Starting graduate school virtually was a particularly isolating experience for Karis E. Will, another Ph.D candidate in the Chemistry and Chemical Biology department.
“The sheer isolation of starting anew without being afforded the ability to go out into your environment and meet people, have a community — that was hard,” she said.
“For me, an important thing is finding a chosen queer community,” Will added. “Not being able to do that has been pretty harsh.”
Though graduate students reported feeling academically constrained and socially isolated over the past year, some pointed to the convenience of Zoom and activities away from their computer as positives amid the pandemic.
Despite its challenges, Graduate School of Education student Said Bilani credits the focus on digital learning for encouraging him to approach his coursework and extracurricular endeavors in innovative ways.
“Moving forward, I can’t imagine going back to a traditional environment,” he said.
Bilani, who leads nonprofit initiatives domestically and in the Middle East, said the normalization of video calls through Zoom has made it easier to deepen relationships.
“It’s shown me the rich power of partnerships — for example, I’m able to develop public-private partnerships in Lebanon, by as little as a Zoom call,” he said.
For Peter Choi, a first-year student in the Master’s of Bioethics program at Harvard Medical School, Zoom has enabled him to maximize his efficiency.
“I can book things back-to-back-to-back about five minutes apart, and attend everything in the comfort of my own home,” he said. “My schedule has been more packed, if anything.
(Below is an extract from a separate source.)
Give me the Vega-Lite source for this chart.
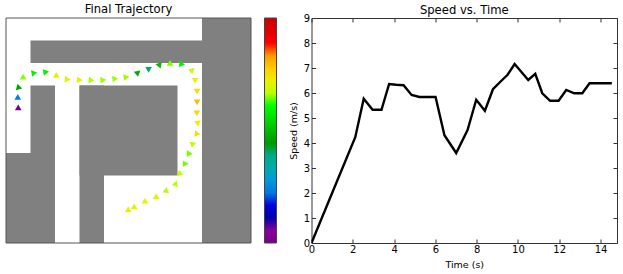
{
"$schema":"https://vega.github.io/schema/vega-lite/v6.json",
"padding":{"left":5,"top":3,"right":0,"bottom":0},
"background":"white",
"bounds":"flush",
"spacing":60.5,
"config":{"font":"DejaVu Sans","view":{"stroke":null},"title":{"font":"DejaVu Sans","fontSize":11.6,"fontWeight":"normal","offset":2,"color":"black"}},
"datasets":{
"walls":[
{"x0":8,"x1":10,"y0":0,"y1":10},
{"x0":1,"x1":9,"y0":1,"y1":2},
{"x0":0,"x1":2,"y0":6,"y1":10},
{"x0":1,"x1":2,"y0":3,"y1":10},
{"x0":3,"x1":7,"y0":3,"y1":7},
{"x0":3,"x1":4,"y0":3,"y1":10}
],
"frame":[{"x0":0,"x1":10,"y0":0,"y1":10}],
"run":[
{"t":0,"speed":0,"x":0.5,"y":3.97,"heading":0},
{"t":1.05,"speed":2.1,"x":0.48,"y":3.51,"heading":0},
{"t":2.12,"speed":4.23,"x":0.5,"y":3.05,"heading":-15},
{"t":2.53,"speed":5.77,"x":0.73,"y":2.67,"heading":120},
{"t":2.96,"speed":5.33,"x":1.16,"y":2.44,"heading":80},
{"t":3.39,"speed":5.33,"x":1.64,"y":2.4,"heading":80},
{"t":3.76,"speed":6.36,"x":2.05,"y":2.53,"heading":0},
{"t":4.1,"speed":6.33,"x":2.52,"y":2.73,"heading":95},
{"t":4.46,"speed":6.31,"x":3.01,"y":2.76,"heading":95},
{"t":4.85,"speed":5.92,"x":3.49,"y":2.77,"heading":95},
{"t":5.23,"speed":5.84,"x":3.97,"y":2.76,"heading":85},
{"t":5.63,"speed":5.84,"x":4.46,"y":2.7,"heading":85},
{"t":6.01,"speed":5.84,"x":4.92,"y":2.62,"heading":80},
{"t":6.44,"speed":4.31,"x":5.37,"y":2.49,"heading":170},
{"t":7.01,"speed":3.6,"x":5.82,"y":2.31,"heading":180},
{"t":7.56,"speed":4.52,"x":6.27,"y":2.13,"heading":160},
{"t":7.98,"speed":5.73,"x":6.73,"y":2.06,"heading":120},
{"t":8.4,"speed":5.29,"x":7.19,"y":2.06,"heading":100},
{"t":8.79,"speed":6.15,"x":7.54,"y":2.32,"heading":-70},
{"t":9.15,"speed":6.45,"x":7.72,"y":2.79,"heading":180},
{"t":9.5,"speed":6.73,"x":7.8,"y":3.27,"heading":180},
{"t":9.84,"speed":7.16,"x":7.8,"y":3.75,"heading":180},
{"t":10.17,"speed":6.84,"x":7.79,"y":4.24,"heading":180},
{"t":10.5,"speed":6.52,"x":7.83,"y":4.7,"heading":170},
{"t":10.84,"speed":6.77,"x":7.82,"y":5.16,"heading":100},
{"t":11.18,"speed":5.99,"x":7.65,"y":5.59,"heading":70},
{"t":11.56,"speed":5.69,"x":7.5,"y":6.03,"heading":90},
{"t":11.97,"speed":5.69,"x":7.34,"y":6.48,"heading":90},
{"t":12.34,"speed":6.12,"x":7.13,"y":6.93,"heading":110},
{"t":12.73,"speed":5.99,"x":6.93,"y":7.35,"heading":20},
{"t":13.12,"speed":5.99,"x":6.54,"y":7.64,"heading":10},
{"t":13.47,"speed":6.39,"x":6.13,"y":7.92,"heading":0},
{"t":13.82,"speed":6.39,"x":5.67,"y":8.12,"heading":0},
{"t":14.2,"speed":6.39,"x":5.23,"y":8.37,"heading":0},
{"t":14.55,"speed":6.39,"x":4.99,"y":8.49,"heading":0}
]
},
"hconcat":[
{
"title":"Final Trajectory",
"width":245,"height":225,
"layer":[
{"data":{"name":"walls"},"mark":{"type":"rect","color":"#808080"},
"encoding":{
"x":{"field":"x0","type":"quantitative","scale":{"domain":[0,10],"nice":false},"axis":null},
"x2":{"field":"x1"},
"y":{"field":"y0","type":"quantitative","scale":{"domain":[10,0],"nice":false},"axis":null},
"y2":{"field":"y1"}}},
{"data":{"name":"frame"},"mark":{"type":"rect","filled":false,"stroke":"#555555","strokeWidth":1},
"encoding":{
"x":{"field":"x0","type":"quantitative","scale":{"domain":[0,10],"nice":false},"axis":null},
"x2":{"field":"x1"},
"y":{"field":"y0","type":"quantitative","scale":{"domain":[10,0],"nice":false},"axis":null},
"y2":{"field":"y1"}}},
{"data":{"name":"run"},"mark":{"type":"point","shape":"triangle-up","filled":true,"size":44,"opacity":1},
"encoding":{
"x":{"field":"x","type":"quantitative","scale":{"domain":[0,10],"nice":false},"axis":null},
"y":{"field":"y","type":"quantitative","scale":{"domain":[10,0],"nice":false},"axis":null},
"angle":{"field":"heading","type":"quantitative","scale":null},
"color":{"field":"speed","type":"quantitative",
"scale":{"domain":[0,0.5,1,1.5,2,2.5,3,3.5,4,4.5,5,5.5,6,6.5,7,7.5,8,8.5,9],
"range":["#770088","#880099","#0000aa","#0000dd","#0077dd","#0099dd","#00aaaa","#00aa88","#009900","#00bb00","#00dd00","#00ff00","#bbff00","#eeee00","#ffcc00","#ff9900","#ff0000","#dd0000","#cc0000"]},
"legend":{"orient":"none","legendX":258.5,"legendY":0,"title":null,"labelExpr":"''","labelFontSize":0,"gradientLength":225,"gradientThickness":12,"gradientStrokeColor":"#444444","gradientStrokeWidth":1,"padding":0,"offset":0}}
}}
]
},
{
"title":{"text":"Speed vs. Time","offset":-4},
"width":305.5,"height":225,
"data":{"name":"run"},
"layer":[
{"mark":{"type":"line","color":"black","strokeWidth":2.4,"clip":true},
"encoding":{
"x":{"field":"t","type":"quantitative","scale":{"domain":[0,14.8],"nice":false},
"axis":{"title":"Time (s)","values":[0,2,4,6,8,10,12,14],"grid":false,"tickSize":-4,"labelPadding":5,"labelFontSize":10,"titleFontSize":9.5,"titleFontWeight":"normal","labelColor":"black","titleColor":"black","domainColor":"#333333","tickColor":"#333333","titlePadding":5,"labelFlush":false}},
"y":{"field":"speed","type":"quantitative","scale":{"domain":[0,9],"nice":false},
"axis":{"title":"Speed (m/s)","values":[0,1,2,3,4,5,6,7,8,9],"grid":false,"tickSize":-4,"labelPadding":6,"labelFontSize":10,"titleFontSize":9.5,"titleFontWeight":"normal","labelColor":"black","titleColor":"black","domainColor":"#333333","tickColor":"#333333","titlePadding":5}}
}},
{"mark":{"type":"line","opacity":0},
"encoding":{
"x":{"field":"t","type":"quantitative","scale":{"domain":[0,14.8],"nice":false},
"axis":{"orient":"top","title":null,"labels":false,"values":[0,2,4,6,8,10,12,14],"grid":false,"tickSize":-4,"domainColor":"#333333","tickColor":"#333333"}},
"y":{"field":"speed","type":"quantitative","scale":{"domain":[0,9],"nice":false},
"axis":{"orient":"right","title":null,"labels":false,"values":[0,1,2,3,4,5,6,7,8,9],"grid":false,"tickSize":-4,"domainColor":"#333333","tickColor":"#333333"}}
}}
],
"resolve":{"axis":{"x":"independent","y":"independent"}}
}
],
"resolve":{"scale":{"color":"independent"}}
}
And that will definitely change once I actually have to start being mobile and move from location to location.”
Choi, who also serves as a volunteer at Brigham and Women’s Hospital, also said the in-person experience of seeing “fresh faces” has improved his wellbeing over the past year, which has been isolating for many people.
“I have this benefit of volunteering, which is a very physical activity,” he said. “I do meet people there, too, who are fellow volunteers and paid staff members who are helping out during the Covid pandemic.”
Anesini, too, said his ability to work in person at a lab helped him establish a sustainable work-life balance.
“It’s really nice to be able to have a separate space where I work. And then when I leave that, I can think about my personal life,” he said. “I think for a lot of graduate students, it’s difficult because they don’t have the ability to do that.”
Over the past year, Borreggine said she has found solace in organizing for Harvard’s graduate student union. Borreggine, who currently serves as the Harvard Graduate Students Union-United Automobile Workers’s vice president, called her activity in the union a “healing and restorative process.”